> Written request: Exactly as written, write out the lines below from the first to the one containing "(#1,#2) ++(-20,-9) -- ++(40,9)", inclusive. Pictures do not belong in the copy.

───── Source material ─────

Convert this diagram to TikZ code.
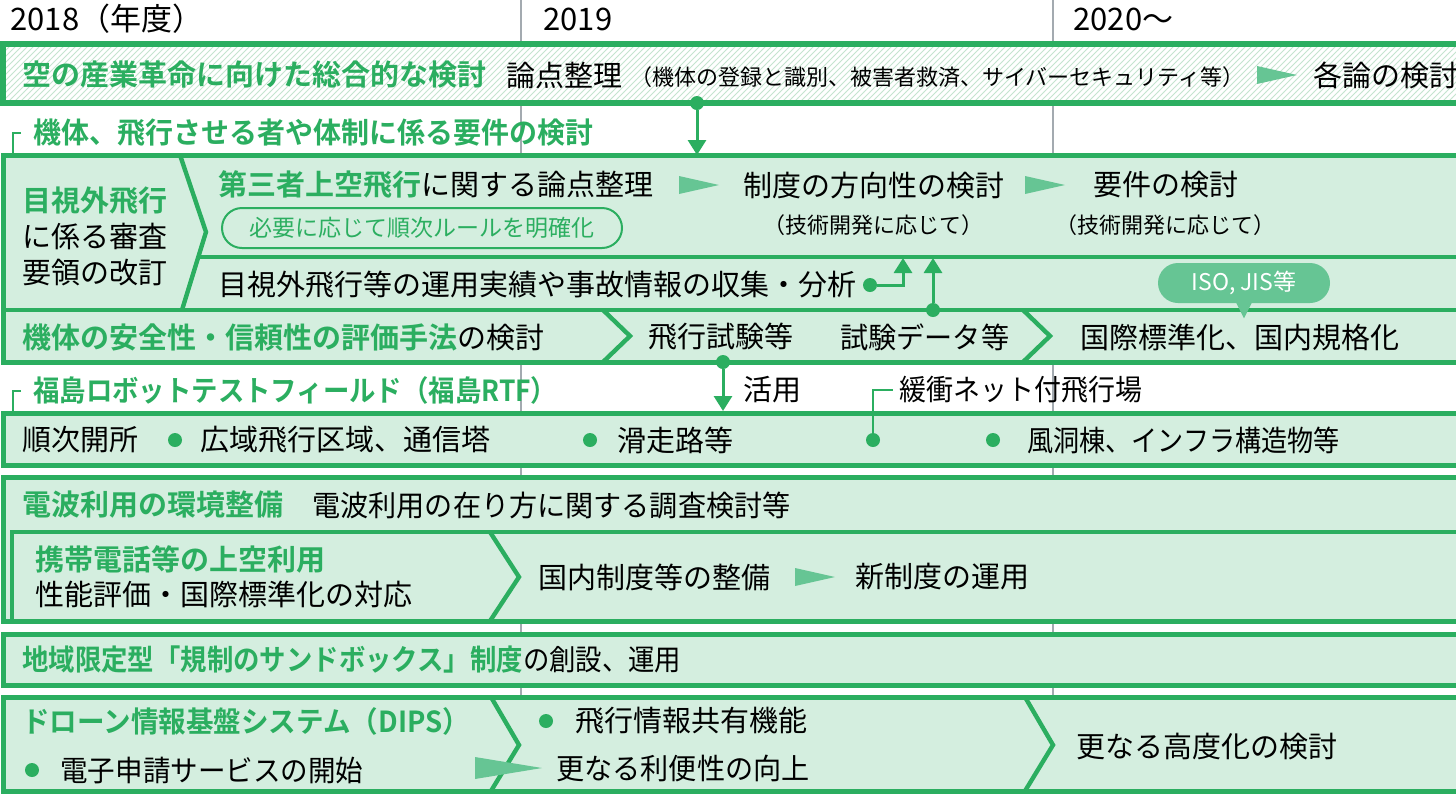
\documentclass[tikz,border=0pt]{standalone}
\usepackage{fontspec}
\setmainfont{Noto Sans CJK JP}[BoldFont={Noto Sans CJK JP Bold}]
\usepackage{graphicx}
\usepackage{tikz}
\usetikzlibrary{arrows.meta}
\usetikzlibrary{positioning}
\usetikzlibrary{patterns}
\definecolor{dgreen}{HTML}{2BAE60}
\definecolor{lgreen}{HTML}{D4EEDF}
\definecolor{mgreen}{HTML}{66C594}
\definecolor{hatchc}{HTML}{C4E4CF}
\definecolor{vgray}{HTML}{A3AAB0}
\newcommand{\bigfont}{\fontsize{14.5}{18}\selectfont}
\newcommand{\yearfont}{\fontsize{15.5}{18}\selectfont}
\newcommand{\midfont}{\fontsize{11.5}{14}\selectfont}
\newcommand{\smallfont}{\fontsize{11}{13}\selectfont}
\newcommand{\narrow}[2]{\scalebox{#1}[1]{#2}}
\newcommand{\stepmark}[2]{\fill[mgreen] (#1,#2) ++(-20,-9) -- ++(40,9) -- ++(-40,9) -- cycle;}

\begin{document}
\begin{tikzpicture}[x=0.5pt,y=-0.5pt,on grid,>={Triangle[width=9pt,length=7.5pt]},
		vline/.style={draw=vgray,line width=1pt},
		box/.style={draw=dgreen,line width=2.5pt,fill=lgreen},
		hatchbox/.style={draw=dgreen,line width=2.7pt,preaction={fill=white},pattern=north east lines,pattern color=hatchc},
		sep/.style={draw=dgreen,line width=2.2pt},
		thinrule/.style={draw=dgreen,line width=1pt},
		conn/.style={draw=dgreen,line width=1.5pt},
		dot/.style={circle,fill=dgreen,inner sep=0pt,minimum size=7pt},
		txt/.style={anchor=west,inner sep=0pt,font=\bigfont},
		head/.style={txt,text=dgreen,font=\bigfont\bfseries},
		note/.style={inner sep=0pt,font=\smallfont},
		rbox/.style={draw=dgreen,line width=1pt,rounded corners=10pt,text=dgreen,font=\midfont,minimum width=200pt,minimum height=20pt,inner sep=0pt},
		pill/.style={fill=mgreen,rounded corners=10pt,text=white,font=\midfont,minimum width=86pt,minimum height=20pt,inner sep=0pt}]
		\useasboundingbox (0,0) rectangle (1456,794);
		\clip (0,0) rectangle (1456,794);
		
		\draw[vline] (521,0) -- (521,794);
		\draw[vline] (1053,0) -- (1053,794);
		\node[txt,font=\yearfont] (y2018) at (10,19) {2018（年度）};
		\node[txt,font=\yearfont] (y2019) at (543,19) {2019};
		\node[txt,font=\yearfont] (y2020) at (1073,19) {2020～};
		
		\draw[hatchbox] (3,44) rectangle (1470,103);
		\node[head] (sky)       at (22,75)   {空の産業革命に向けた総合的な検討};
		\node[txt]  (issues)    at (506,75)  {論点整理};
		\node[txt,font=\smallfont] (issuelist) at (630,77) {（機体の登録と識別、被害者救済、サイバーセキュリティ等）};
		\stepmark{1277}{75}
		\node[txt]  (each)      at (1313,75) {各論の検討};
		\node[dot]  (skydot)    at (697,103) {};
		\coordinate (reqtop)    at (697,155);
		\draw[conn,->] (skydot) -- (reqtop);
		
		\node[head] (reqhead) at (33,133) {\narrow{0.965}{機体、飛行させる者や体制に係る要件の検討}};
		\draw[thinrule] (21,133) -| (13,155);
		\draw[box] (3,155) rectangle (1470,362);
		\draw[sep] (198,257) -- (1470,257);
		\draw[sep] (3,310) -- (1470,310);
		\draw[sep] (180,155) -- (206,232) -- (182,310);
		\draw[sep] (603,310) -- (630,336) -- (603,362);
		\draw[sep] (1023,310) -- (1050,336) -- (1023,362);
		
		\node[txt,align=left] (bvlos) at (22,236) {\textcolor{dgreen}{\bfseries 目視外飛行}\\に係る審査\\要領の改訂};
		\node[txt]  (third)      at (218,185) {\textcolor{dgreen}{\bfseries 第三者上空飛行}に関する論点整理};
		\node[rbox] (clarify)    at (422,228) {必要に応じて順次ルールを明確化};
		\stepmark{699}{185}
		\node[txt]  (policy)     at (743,185) {制度の方向性の検討};
		\node[note] (policynote) [below=20pt of policy] {（技術開発に応じて）};
		\stepmark{1045}{185}
		\node[txt]  (reqs)       at (1093,185) {要件の検討};
		\node[note] (reqsnote)   [below=20pt of reqs] {（技術開発に応じて）};
		
		\node[txt]  (records)    at (218,285) {目視外飛行等の運用実績や事故情報の収集・分析};
		\node[dot]  (recdot)     at (870,285) {};
		\coordinate (rectip)     at (903,258);
		\draw[conn,->] (recdot) -| (rectip);
		\node[pill] (iso)        at (1244,283) {ISO, JIS等};
		\fill[mgreen] (iso.south) ++(-8,-1) -- ++(16,0) -- ++(-8,16) -- cycle;
		
		\node[txt]  (evalm)      at (22,337)   {\textcolor{dgreen}{\bfseries 機体の安全性・信頼性の評価手法}の検討};
		\node[txt]  (flight)     at (648,337)  {飛行試験等};
		\node[txt]  (testdata)   at (840,337)  {\narrow{0.97}{試験データ等}};
		\node[txt]  (standard)   at (1080,337) {国際標準化、国内規格化};
		\node[dot]  (datadot)    at (933,310)  {};
		\coordinate (datatip)    at (933,258);
		\draw[conn,->] (datadot) -- (datatip);
		\node[dot]  (flightdot)  at (723,362)  {};
		\coordinate (rtftop)     at (723,411);
		\draw[conn,->] (flightdot) -- (rtftop);
		\node[txt]  (use)        at (743,390)  {活用};
		
		\node[head] (rtfhead) at (33,390) {\narrow{0.91}{福島ロボットテストフィールド（福島RTF）}};
		\draw[thinrule] (21,391) -| (13,413);
		\draw[box] (3,413) rectangle (1470,465);
		\node[txt]  (open)     at (22,440)  {順次開所};
		\node[dot]  (opendot1) at (175,440) {};
		\node[txt]  (wide)     at (200,440) {広域飛行区域、通信塔};
		\node[dot]  (opendot2) at (590,440) {};
		\node[txt]  (runway)   at (617,440) {滑走路等};
		\node[dot]  (opendot3) at (873,440) {};
		\node[txt]  (net)      at (899,390) {\narrow{0.93}{緩衝ネット付飛行場}};
		\draw[thinrule] (opendot3) |- ([xshift=-3pt]net.west);
		\node[dot]  (opendot4) at (993,440) {};
		\node[txt]  (wind)     at (1027,440) {\narrow{0.9}{風洞棟、インフラ構造物等}};
		
		\draw[box] (3,477) rectangle (1470,621);
		\node[head] (radiohead)  at (22,505)  {電波利用の環境整備};
		\node[txt]  (radiostudy) at (312,505) {\narrow{0.97}{電波利用の在り方に関する調査検討等}};
		\draw[sep] (12,621) -- (12,532) -- (1470,532);
		\draw[sep] (490,532) -- (519,577) -- (490,621);
		\node[txt,align=left,font=\fontsize{14.5}{17.5}\selectfont] (mobile) at (35,577) {\textcolor{dgreen}{\bfseries 携帯電話等の上空利用}\\性能評価・国際標準化の対応};
		\node[txt]  (domestic)   at (538,577) {国内制度等の整備};
		\stepmark{815}{577}
		\node[txt]  (newsys)     at (855,577) {新制度の運用};
		
		\draw[box] (3,634) rectangle (1470,685);
		\node[txt]  (sandbox) at (22,660) {\narrow{0.91}{\textcolor{dgreen}{\bfseries 地域限定型「規制のサンドボックス」制度}の創設、運用}};
		
		\draw[box] (3,697) rectangle (1470,791);
		\draw[sep] (491,697) -- (519,745) -- (491,791);
		\draw[sep] (1025,697) -- (1053,745) -- (1025,791);
		\node[head] (dips)     at (22,721)  {\narrow{0.95}{ドローン情報基盤システム（DIPS）}};
		\node[dot]  (dipsdot1) at (32,770)  {};
		\node[txt]  (eapp)     at (60,770)  {\narrow{0.95}{電子申請サービスの開始}};
		\fill[mgreen] (475,757) -- (542,768) -- (475,779) -- cycle;
		\node[dot]  (dipsdot2) at (546,721) {};
		\node[txt]  (share)    at (575,721) {飛行情報共有機能};
		\node[txt]  (conv)     at (556,768) {\narrow{0.97}{更なる利便性の向上}};
		\node[txt]  (adv)      at (1076,747) {更なる高度化の検討};
\end{tikzpicture}
\end{document}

─────

> Response to this task:
Convert this diagram to TikZ code.
\documentclass[tikz,border=0pt]{standalone}
\usepackage{fontspec}
\setmainfont{Noto Sans CJK JP}[BoldFont={Noto Sans CJK JP Bold}]
\usepackage{graphicx}
\usepackage{tikz}
\usetikzlibrary{arrows.meta}
\usetikzlibrary{positioning}
\usetikzlibrary{patterns}
\definecolor{dgreen}{HTML}{2BAE60}
\definecolor{lgreen}{HTML}{D4EEDF}
\definecolor{mgreen}{HTML}{66C594}
\definecolor{hatchc}{HTML}{C4E4CF}
\definecolor{vgray}{HTML}{A3AAB0}
\newcommand{\bigfont}{\fontsize{14.5}{18}\selectfont}
\newcommand{\yearfont}{\fontsize{15.5}{18}\selectfont}
\newcommand{\midfont}{\fontsize{11.5}{14}\selectfont}
\newcommand{\smallfont}{\fontsize{11}{13}\selectfont}
\newcommand{\narrow}[2]{\scalebox{#1}[1]{#2}}
\newcommand{\stepmark}[2]{\fill[mgreen] (#1,#2) ++(-20,-9) -- ++(40,9) -- ++(-40,9) -- cycle;}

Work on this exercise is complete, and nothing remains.